But Rob Gray, a Republican political strategist and former Cellucci adviser, said Patrick is putting not only his legacy on the line, but also threatening the Democrats’ iron grip on Beacon Hill if the lawmakers are forced to vote on the massive tax package.
“It may be a bold move, but politically not popular,’’ Gray said. “You could call it a selfish move because if he were running for reelection, Governor Patrick wouldn’t do this. By proposing it, he’s potentially parking the hearse at the door of Democratic candidates and the legislators who will be on the ballot in 2014.”
Gray also said Patrick’s legacy could well be remembered for the size of the tax increase and less for the transportation projects and education programs that are established.
“If he gets his way, it would establish him as the governor who has passed the most tax increases in over 40 years,’’ said Gray, noting the governor’s approval of a hike in the sales tax in 2009. “He just may go down as the most tax-happy governor of Massachusetts in recent history. Most people would not want that legacy.’’
Rubin argues that voters are more sophisticated and discerning than what the Republicans argue. He said Patrick comes across as a governor acting out of principle, not for political gain.
“The people of Massachusetts have shown that candidates who stand up for what they believe and put the interest of the state first have a lot of success,’’ Rubin said. “I don’t buy the premise that this is something that hampers Democrats going forward.’’
The governor’s move fueled speculation that he was setting himself up for a future run for office, including for president.
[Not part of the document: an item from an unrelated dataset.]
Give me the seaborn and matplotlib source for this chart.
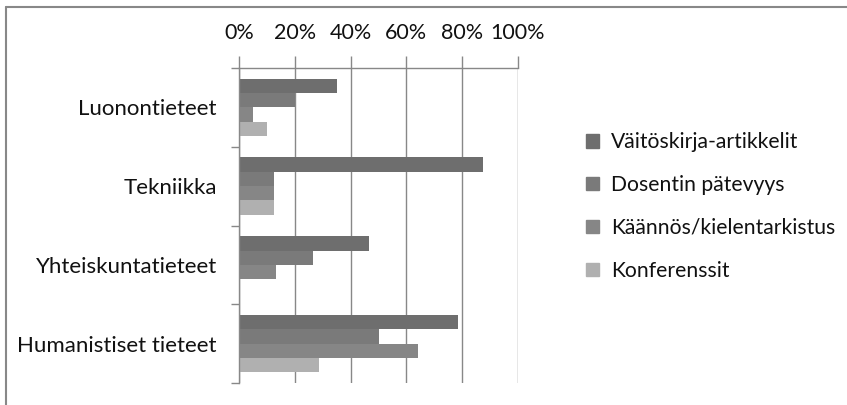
import pandas as pd
import numpy as np
import matplotlib.pyplot as plt
import seaborn as sns
from matplotlib.ticker import PercentFormatter, FixedLocator
from matplotlib.lines import Line2D

# Data (share of respondents, %)
categories = ['Luonontieteet', 'Tekniikka', 'Yhteiskuntatieteet', 'Humanistiset tieteet']
series = ['Väitöskirja-artikkelit', 'Dosentin pätevyys', 'Käännös/kielentarkistus', 'Konferenssit']
vaitoskirja = [35.0, 87.5, 46.7, 78.6]
dosentti = [20.0, 12.5, 26.7, 50.0]
kaannos = [5.0, 12.5, 13.3, 64.3]
konferenssit = [10.0, 12.5, 0.0, 28.6]
x_ticks = [0, 20, 40, 60, 80, 100]
colors = ['#6e6e6e', '#7a7a7a', '#868686', '#b0b0b0']

df = pd.DataFrame({
    'ala': categories * 4,
    'sarja': np.repeat(series, len(categories)),
    'osuus': vaitoskirja + dosentti + kaannos + konferenssit,
})

sns.set_theme(style='white')
plt.rcParams['font.family'] = ['Lato', 'DejaVu Sans']

fig = plt.figure(figsize=(8.47, 4.05), dpi=100)
ax = fig.add_axes([239 / 847, 1 - 383 / 405, 279 / 847, 315 / 405])

sns.barplot(data=df, y='ala', x='osuus', hue='sarja', order=categories,
            hue_order=series, palette=colors, orient='h', width=0.73,
            gap=0, linewidth=0, saturation=1, ax=ax)

ax.set_xlim(0, 100)
ax.set_ylim(len(categories) - 0.5, -0.5)
ax.set_xlabel('')
ax.set_ylabel('')

# x axis on top with percent labels
ax.xaxis.tick_top()
ax.set_xticks(x_ticks)
ax.xaxis.set_major_formatter(PercentFormatter(decimals=0))
ax.tick_params(axis='x', which='major', direction='out', length=9, width=1,
               color='#888888', pad=9, labelsize=15.5, labelcolor='#111111',
               top=True, bottom=False)
ax.grid(axis='x', color='#888888', linewidth=1)
ax.set_axisbelow(True)

# category labels centred, tick marks on the group boundaries
ax.yaxis.set_minor_locator(FixedLocator(np.arange(-0.5, len(categories), 1)))
ax.tick_params(axis='y', which='major', length=0, pad=16, labelsize=16,
               labelcolor='#111111')
ax.tick_params(axis='y', which='minor', direction='out', length=6, width=1,
               color='#888888', left=True)

for side in ['right', 'bottom']:
    ax.spines[side].set_visible(False)
for side in ['top', 'left']:
    ax.spines[side].set_color('#888888')
    ax.spines[side].set_linewidth(1)

# legend on the right
ax.legend_.remove()
handles = [plt.Rectangle((0, 0), 1, 1, color=c) for c in colors]
fig.legend(handles, series, loc='center left', bbox_to_anchor=(567 / 847, 0.49),
           frameon=False, fontsize=15.2, handlelength=0.6, handleheight=0.6,
           handletextpad=0.6, labelspacing=1.08, labelcolor='#111111')

# outer chart border (top and left edges visible)
fig.add_artist(Line2D([6 / 847, 1], [1 - 7 / 405, 1 - 7 / 405],
                      transform=fig.transFigure, color='#888888', linewidth=1.5))
fig.add_artist(Line2D([6 / 847, 6 / 847], [0, 1 - 7 / 405],
                      transform=fig.transFigure, color='#888888', linewidth=1.5))

fig.savefig('out.png', dpi=100, facecolor='white')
But Patrick, who was general counsel to Coca-Cola before running for governor, has made it clear that he does not have further political ambitions and plans to return to the private sector.
A chance to leave his mark through a signature tax proposal, however, was clearly on his mind during his State of the Commonwealth speech Wednesday.
“As I consider our work for the last years,” he told lawmakers in the House chamber, “I think most governors wonder ‘What will last?’ ”
Frank Phillips can be reached at firstname.lastname@example.org.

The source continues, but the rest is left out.